Wednesday, February 24, 2010

Should Honolulu Credit Unions Pay More Than $100 in Property Taxes?

Currently, credit unions, as well as other nonprofit organizations, only pay $100 in real property taxes to the City of Honolulu regardless of the assess value of the property.

However,the Hawaii Credit Union League opposes a proposal by the City of Honolulu that would either eliminate or raise the minimum real property tax on credit unions and other nonprofit organizations to help address the city's $140 million budget deficit.

For example, HawaiiUSA Federal Credit Union's corporate office at 1226 College Walk are assessed at $16.9 million, but it only pays $100 in property taxes on this property. This $1.1 billion credit union's reported profits of $8.7 million for 2009.

I think HawaiiUSA FCU can afford to pay its fair share in property taxes.

After all, the only tax that federal credit unions are subject to is a real property tax and even that is contingent on local law.


  1. Correct me if I'm wrong, but don't federal credit unions pay employment taxes?

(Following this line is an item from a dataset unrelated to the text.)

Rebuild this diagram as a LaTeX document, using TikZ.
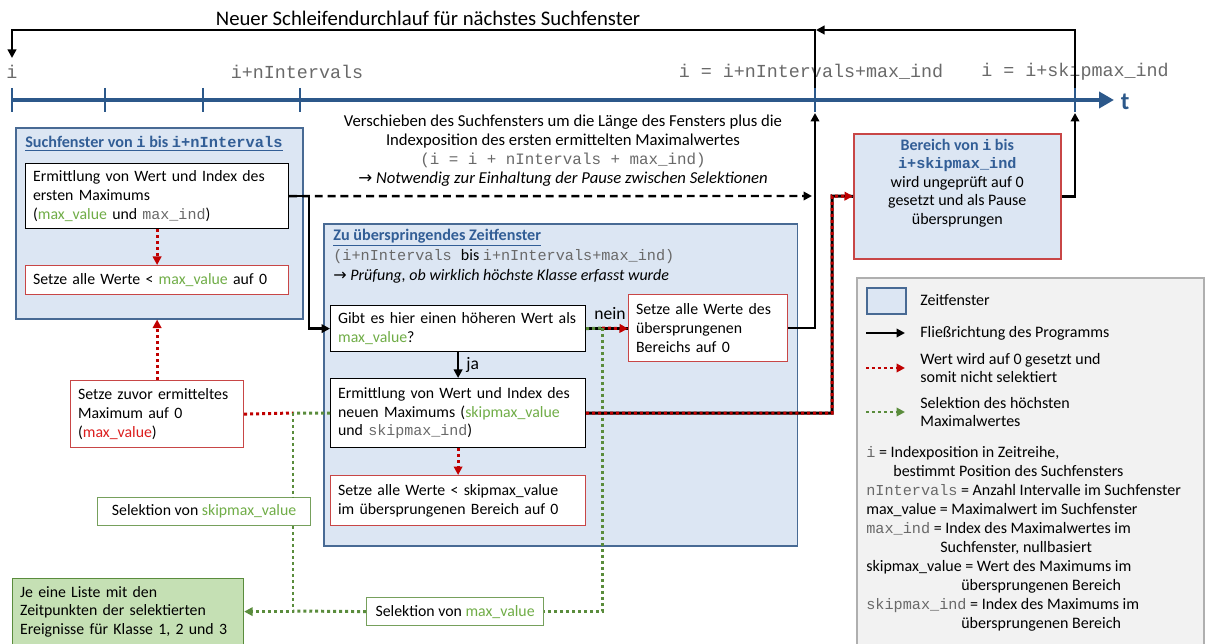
\documentclass[tikz,border=0pt]{standalone}
\usepackage{fontspec}
\setmainfont{Carlito}
\setmonofont[Scale=0.95]{Liberation Mono}
\newfontfamily\symfont{DejaVu Sans}
\usetikzlibrary{arrows.meta}
\definecolor{axisblue}{RGB}{44,88,138}
\definecolor{winfill}{RGB}{220,230,243}
\definecolor{winborder}{RGB}{72,106,148}
\definecolor{tblue}{RGB}{50,94,150}
\definecolor{redline}{RGB}{192,0,0}
\definecolor{redborder}{RGB}{200,70,70}
\definecolor{gborder}{RGB}{118,160,92}
\definecolor{gline}{RGB}{90,140,60}
\definecolor{gtext}{RGB}{112,173,71}
\definecolor{rtext}{RGB}{220,30,30}
\definecolor{listfill}{RGB}{197,224,180}
\definecolor{listborder}{RGB}{90,140,60}
\definecolor{monogray}{RGB}{105,105,105}
\definecolor{legfill}{RGB}{242,242,242}
\definecolor{legborder}{RGB}{175,175,175}
\newcommand\mtt[1]{{\color{monogray}\texttt{#1}}}
\newcommand\grn[1]{{\color{gtext}#1}}
\newcommand\rarr{{\symfont\char"2192}}
\begin{document}
\begin{tikzpicture}[x=0.02cm,y=-0.02cm,
  every node/.style={font=\fontsize{9.1}{10.6}\selectfont, inner sep=0pt},
  win/.style={draw=winborder, fill=winfill, line width=0.9pt, anchor=north west},
  pbox/.style={draw=black, fill=white, line width=0.7pt, anchor=north west, inner xsep=0.15cm, align=left, font=\fontsize{9}{10.6}\selectfont},
  rbox/.style={pbox, draw=redborder},
  gbox/.style={pbox, draw=gborder, align=center},
  tip/.style={-{Triangle[length=0.17cm,width=0.17cm]}},
  flow/.style={line width=1.4pt, tip},
  reddot/.style={draw=redline, line width=1.7pt, dash pattern=on 1.7pt off 1.7pt},
  greendot/.style={draw=gline, line width=1.7pt, dash pattern=on 1.7pt off 1.7pt},
  redtip/.style={-{Triangle[length=0.17cm,width=0.17cm,fill=redline,color=redline]}},
  greentip/.style={-{Triangle[length=0.17cm,width=0.17cm,fill=gline,color=gline]}},
  toplabel/.style={font=\fontsize{11}{12.5}\selectfont},
  legtext/.style={font=\fontsize{9.1}{10.8}\selectfont, anchor=west, align=left},
]
\useasboundingbox (0,0) rectangle (1206,644);

% ---------- title and time axis ----------
\node[font=\fontsize{11.8}{13}\selectfont] (ttl) at (428,18) {Neuer Schleifendurchlauf für nächstes Suchfenster};
\coordinate (ax0) at (12,100);
\coordinate (axend) at (1114,100);
\draw[axisblue, line width=2.4pt, -{Triangle[length=0.3cm,width=0.32cm]}] (ax0) -- (axend);
\foreach \x in {12,105,203,300,815,1075}
  \draw[axisblue, line width=1.6pt] (\x,88) -- (\x,112);
\node[text=axisblue, font=\fontsize{14}{16}\selectfont\bfseries] (tlab) at (1125,102) {t};
\node[toplabel] (li) at (12,72) {\mtt{i}};
\node[toplabel] (lni) at (297,72) {\mtt{i+nIntervals}};
\node[toplabel] (lmx) at (811,72) {\mtt{i = i+nIntervals+max\_ind}};
\node[toplabel] (lsk) at (1075,72) {\mtt{i = i+skipmax\_ind}};

\coordinate (tk5top) at (815,88);
\coordinate (tk6top) at (1075,88);
\coordinate (tk5bot) at (815,113);
\coordinate (tk6bot) at (1075,113);
\coordinate (iarr) at (12,58);
\coordinate (loopmeet) at (816,30);
\draw[flow] (tk5top) -- ++(0,-58) -| (iarr);
\draw[flow] (tk6top) -- ++(0,-58) -- (loopmeet);

% ---------- windows ----------
\node[win, minimum width=5.74cm, minimum height=3.82cm] (win1) at (15,127) {};
\node[anchor=west, text=tblue, font=\fontsize{9.2}{10.6}\selectfont\bfseries] (win1t) at (25,144)
  {\underline{Suchfenster von \texttt{i} bis \texttt{i+nIntervals}}};
\node[win, minimum width=9.48cm, minimum height=6.44cm] (win2) at (323,223) {};
\node[anchor=west, text=tblue, font=\fontsize{9.2}{10.6}\selectfont\bfseries] (win2t) at (333,238)
  {\underline{Zu überspringendes Zeitfenster}};
\node[anchor=west] (win2a) at (333,257) {\mtt{(i+nIntervals }bis \mtt{i+nIntervals+max\_ind)}};
\node[anchor=west] (win2b) at (333,276) {\rarr\ \textit{Prüfung, ob wirklich höchste Klasse erfasst wurde}};

% ---------- boxes in first window ----------
\node[pbox, minimum width=5.26cm, minimum height=1.3cm, text width=4.96cm] (b1) at (25,163)
  {Ermittlung von Wert und Index des\\ersten Maximums\\(\grn{max\_value} und \mtt{max\_ind})};
\node[rbox, minimum width=5.26cm, minimum height=0.58cm, text width=4.96cm] (b2) at (25,265)
  {Setze alle Werte < \grn{max\_value} auf 0};

% ---------- boxes in second window ----------
\node[pbox, minimum width=5.1cm, minimum height=0.92cm, text width=4.8cm] (q) at (330,305)
  {Gibt es hier einen höheren Wert als\\\grn{max\_value}?};
\node[rbox, minimum width=3.18cm, minimum height=1.34cm, text width=2.88cm] (skip) at (628,294)
  {Setze alle Werte des\\übersprungenen\\Bereichs auf 0};
\node[pbox, minimum width=5.1cm, minimum height=1.38cm, text width=4.8cm] (nb) at (330,378)
  {Ermittlung von Wert und Index des\\neuen Maximums (\grn{skipmax\_value}\\und \mtt{skipmax\_ind})};
\node[rbox, minimum width=5.1cm, minimum height=1.0cm, text width=4.8cm] (r3) at (330,475)
  {Setze alle Werte < skipmax\_value\\im übersprungenen Bereich auf 0};

% ---------- right box ----------
\node[win, draw=redborder, minimum width=4.14cm, minimum height=2.5cm, align=center] (ber) at (853,133)
  {{\color{tblue}\bfseries Bereich von \texttt{i} bis}\\{\color{tblue}\bfseries\texttt{i+skipmax\_ind}}\\wird ungeprüft auf 0\\gesetzt und als Pause\\übersprungen\\[6pt]};

% ---------- lower left boxes ----------
\node[rbox, minimum width=3.46cm, minimum height=1.34cm, text width=3.16cm] (szv) at (70,380)
  {Setze zuvor ermitteltes\\Maximum auf 0\\({\color{rtext}max\_value})};
\node[gbox, minimum width=4.26cm, minimum height=0.56cm] (selskip) at (97,497)
  {Selektion von \grn{skipmax\_value}};
\node[gbox, minimum width=3.54cm, minimum height=0.56cm] (selmax) at (366,597)
  {Selektion von \grn{max\_value}};
\node[pbox, draw=listborder, fill=listfill, minimum width=4.62cm, minimum height=1.32cm, text width=4.32cm] (liste) at (12,578)
  {Je eine Liste mit den\\Zeitpunkten der selektierten\\Ereignisse für Klasse 1, 2 und 3};

% ---------- explanation text ----------
\node[align=center, font=\fontsize{9.5}{10.8}\selectfont] (expl) at (563,151)
  {Verschieben des Suchfensters um die Länge des Fensters plus die\\Indexposition des ersten ermittelten Maximalwertes\\\mtt{(i = i + nIntervals + max\_ind)}\\\rarr\ \textit{Notwendig zur Einhaltung der Pause zwischen Selektionen}};

% ---------- connectors ----------
\coordinate (dashend) at (812,196);
\draw[flow] (b1.east) -- ++(20,0) |- (q.west);
\draw[line width=1.4pt, dash pattern=on 4.5pt off 2.8pt, tip] (b1.east) -- (dashend);

\draw[reddot, redtip] (b1.south) -- (b2.north);
\draw[reddot, redtip] (szv.north) -- (szv.north |- win1.south);
\draw[reddot, redtip] (nb.south) -- (r3.north);

\draw[flow] (q.south) -- (nb.north) node[pos=0.5, right=4pt, font=\fontsize{10}{11}\selectfont] (ja) {ja};
\node[font=\fontsize{10}{11}\selectfont] (nein) at (610,314) {nein};

% q -> skip (black with dots)
\coordinate (gq) at (602,328);
\draw[line width=1.7pt] (q.east) -- (q.east -| skip.west);
\draw[greendot] (q.east) -- (gq);
\draw[reddot, redtip] (gq) -- (q.east -| skip.west);
\draw[greendot] (gq) |- (selmax.east);

% skip -> axis
\draw[flow] (skip.east) -| (tk5bot);
\draw[flow] (ber.east) -| (tk6bot);

% new max -> Bereich
\coordinate (rjtop) at (832,196);
\draw[line width=1.7pt] (nb.east) -| (rjtop) -- (ber.west);
\draw[reddot, redtip] (nb.east) -| (rjtop) -- (ber.west);

% left junction
\coordinate (gj) at (293,413);
\draw[reddot] (szv.east) -- (gj);
\draw[greendot] (nb.west) -- (gj);
\draw[greendot] (gj) -- (gj |- selskip.north);
\coordinate (gb) at (293,611);
\draw[greendot, greentip] (gj |- selskip.south) |- (liste.east);
\draw[greendot] (selmax.west) -- (gb);

% ---------- legend ----------
\node[draw=legborder, fill=legfill, line width=1.2pt, anchor=north west, minimum width=6.94cm, minimum height=7.5cm] (leg) at (856,277) {};
\node[win, minimum width=0.78cm, minimum height=0.52cm] (legsq) at (866,287) {};
\node[legtext] (lt1) at (920,300) {Zeitfenster};
\coordinate (la1) at (866,333); \coordinate (lb1) at (905,333);
\coordinate (la2) at (866,368); \coordinate (lb2) at (905,368);
\coordinate (la3) at (866,412); \coordinate (lb3) at (905,412);
\draw[flow] (la1) -- (lb1);
\draw[reddot, redtip] (la2) -- (lb2);
\draw[greendot, greentip] (la3) -- (lb3);
\node[legtext] (lt2) at (920,333) {Fließrichtung des Programms};
\node[legtext] (lt3) at (920,368) {Wert wird auf 0 gesetzt und\\somit nicht selektiert};
\node[legtext] (lt4) at (920,412) {Selektion des höchsten\\Maximalwertes};
\node[legtext, anchor=north west, font=\fontsize{9.1}{10.8}\selectfont] (defs) at (866,446)
  {\mtt{i} = Indexposition in Zeitreihe,\\
   \hspace*{0.54cm}bestimmt Position des Suchfensters\\
   \mtt{nIntervals} = Anzahl Intervalle im Suchfenster\\
   max\_value = Maximalwert im Suchfenster\\
   \mtt{max\_ind} = Index des Maximalwertes im\\
   \hspace*{1.48cm}Suchfenster, nullbasiert\\
   skipmax\_value = Wert des Maximums im\\
   \hspace*{1.9cm}übersprungenen Bereich\\
   \mtt{skipmax\_ind} = Index des Maximums im\\
   \hspace*{1.9cm}übersprungenen Bereich};
\end{tikzpicture}
\end{document}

  2. FCUs must pay federal (and state/local) employment taxes, federal (and state/local) gasoline taxes, federal air travel taxes, state and local sales taxes (on many items when not paid directly by the FCU), and all the hidden taxes that Subchapter S banks must pay. Evidently not paying federal corporate income taxes is the key to FCUs not being eligible for TARP and other federal government bailout money.